Like most overly pious people, I like to tell myself that I'm not attached to 'stuff.' It feels other-worldly and spiritual to renounce trivial possessions.
Then my stuff break.
And I shed tears.
Memories of Christmas morning with my Nannie, opening the box I knew was just for me. It was a ritual between us. These carousel horses. Every year, a new horse with a new song.
I climb the stairs with a heavy heart after Gwennan complains that Afton broke her favorite carousel. I know what this means. It's not just her favorite carousel; it's my favorite. The music box memory of Nannie that I wanted to share with my little girls
And there are their hands and feet stained with tiny smears of blood from trying to clean up their own mess. Shards of evidence buried in the carpet. Glitter and broken glass embedded in quilts and stuffed animals. A stack in the hallway where they wanted to hide their shame, remove it from the scene.

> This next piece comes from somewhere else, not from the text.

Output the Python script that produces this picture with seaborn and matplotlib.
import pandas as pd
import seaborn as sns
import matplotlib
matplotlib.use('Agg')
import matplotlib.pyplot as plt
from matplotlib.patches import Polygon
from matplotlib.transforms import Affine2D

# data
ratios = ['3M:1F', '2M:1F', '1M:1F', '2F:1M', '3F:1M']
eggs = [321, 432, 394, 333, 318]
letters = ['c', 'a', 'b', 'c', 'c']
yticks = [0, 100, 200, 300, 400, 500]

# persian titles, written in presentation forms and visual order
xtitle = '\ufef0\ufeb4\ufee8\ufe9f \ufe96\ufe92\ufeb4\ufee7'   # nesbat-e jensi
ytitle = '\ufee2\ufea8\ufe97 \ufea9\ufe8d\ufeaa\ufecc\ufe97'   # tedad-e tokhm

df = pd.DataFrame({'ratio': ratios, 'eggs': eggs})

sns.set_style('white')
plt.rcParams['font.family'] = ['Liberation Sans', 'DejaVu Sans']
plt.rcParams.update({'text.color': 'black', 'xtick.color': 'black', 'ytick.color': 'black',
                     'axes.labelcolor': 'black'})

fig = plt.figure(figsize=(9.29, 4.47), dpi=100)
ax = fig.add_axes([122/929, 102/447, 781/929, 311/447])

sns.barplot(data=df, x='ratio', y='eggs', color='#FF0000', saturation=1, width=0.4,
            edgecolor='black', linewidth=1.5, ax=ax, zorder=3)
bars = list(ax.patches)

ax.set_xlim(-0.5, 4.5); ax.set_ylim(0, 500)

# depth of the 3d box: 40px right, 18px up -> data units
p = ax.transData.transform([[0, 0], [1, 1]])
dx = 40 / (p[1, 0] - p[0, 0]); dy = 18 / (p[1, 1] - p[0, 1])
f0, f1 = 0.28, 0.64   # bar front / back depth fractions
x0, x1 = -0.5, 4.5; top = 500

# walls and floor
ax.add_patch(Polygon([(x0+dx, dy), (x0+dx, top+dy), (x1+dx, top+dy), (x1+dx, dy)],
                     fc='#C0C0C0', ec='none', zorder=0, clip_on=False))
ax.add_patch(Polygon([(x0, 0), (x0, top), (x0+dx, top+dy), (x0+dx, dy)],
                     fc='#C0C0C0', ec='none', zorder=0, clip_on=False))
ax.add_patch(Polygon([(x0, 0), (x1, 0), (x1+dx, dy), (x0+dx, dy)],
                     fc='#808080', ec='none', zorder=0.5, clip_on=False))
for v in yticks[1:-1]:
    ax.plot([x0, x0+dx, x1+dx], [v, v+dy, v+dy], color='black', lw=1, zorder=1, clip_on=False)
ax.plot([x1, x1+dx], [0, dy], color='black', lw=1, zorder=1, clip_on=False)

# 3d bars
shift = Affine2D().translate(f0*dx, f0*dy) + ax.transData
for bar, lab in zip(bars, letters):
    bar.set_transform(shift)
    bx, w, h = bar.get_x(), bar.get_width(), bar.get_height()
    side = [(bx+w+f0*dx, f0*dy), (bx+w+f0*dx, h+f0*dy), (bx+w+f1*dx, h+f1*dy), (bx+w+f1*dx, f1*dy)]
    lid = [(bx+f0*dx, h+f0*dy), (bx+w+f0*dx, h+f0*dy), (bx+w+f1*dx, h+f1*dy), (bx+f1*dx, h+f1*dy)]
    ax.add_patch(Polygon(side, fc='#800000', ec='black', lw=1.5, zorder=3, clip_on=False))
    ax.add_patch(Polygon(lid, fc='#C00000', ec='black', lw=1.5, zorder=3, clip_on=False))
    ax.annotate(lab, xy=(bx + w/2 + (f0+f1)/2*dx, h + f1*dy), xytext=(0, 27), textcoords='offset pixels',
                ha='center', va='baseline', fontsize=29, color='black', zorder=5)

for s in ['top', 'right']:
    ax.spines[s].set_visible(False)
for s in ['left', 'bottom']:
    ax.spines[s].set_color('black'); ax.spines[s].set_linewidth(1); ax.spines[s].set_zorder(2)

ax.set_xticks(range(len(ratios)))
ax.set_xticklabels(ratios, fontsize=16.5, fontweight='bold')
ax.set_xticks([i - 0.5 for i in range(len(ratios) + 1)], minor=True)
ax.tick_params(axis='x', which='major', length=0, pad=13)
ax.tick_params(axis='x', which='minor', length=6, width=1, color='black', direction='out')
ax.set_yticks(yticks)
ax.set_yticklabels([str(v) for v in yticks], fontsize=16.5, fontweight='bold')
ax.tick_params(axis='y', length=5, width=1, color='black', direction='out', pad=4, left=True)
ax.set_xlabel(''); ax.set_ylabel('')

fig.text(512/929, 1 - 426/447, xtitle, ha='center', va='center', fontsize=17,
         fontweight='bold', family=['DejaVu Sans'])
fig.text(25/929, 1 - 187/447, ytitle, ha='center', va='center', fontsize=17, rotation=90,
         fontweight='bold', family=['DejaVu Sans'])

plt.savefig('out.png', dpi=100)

My heart breaks, and my eyes leak as I wash skin, checking for slivers. Wash carpet, checking for slivers. Little pieces of their disobedience lying in wait to pain them again.
The end result: pile of broken glass.
Picture of our sin. All sharp edges. Wounding us over and over as we run circles around the mess we made trying to fix it ourselves.
But this mess needs experienced hands. Fingers that know how to pick up the shards. Fingers that will be cut by our sin, cleaning up the remnants of their own broken treasure.
For he was pierced for our transgression...
He was crushed for our sins...
By his wounds we are healed.
Disobedience breaks God's world, God's order, God's heart, God's relationship with his favorite creation.
And cuts our hearts to pieces, slivers of sin piercing deep and leaving rivers of blood. Slivers of our sin lying around waiting to cut us again.
Then he comes, perfect unstained hands picking up all those pieces in his own skin. Wiping clean our bloody stains. Perfectly gentle and patient with those who deserve the blood and pain. He runs his hands over the wake of our disobedience, leaving nail-shaped scars.
Blood and tears. The price of relationship. The cost of sharing.
I could keep memories packed up, out of reach, safe from damaging forces. But they would never share those memories. Never see the memory of Nannie spinning slowly, plinking out a lullaby.
I could keep my heart packed up, out of reach, safe from rebellion and dishonesty. All those child sins that break momma's heart over and over. But they would not see forgiveness and grace, love from their momma.
I could hide my sin, bury it deep in dark shadows, safe from exposure, conviction. But I would never see the bleeding hands of a savior picking up the shards, taking the pain himself.
The break is good. The shatter a glory. To see the beautiful work of the cleaning.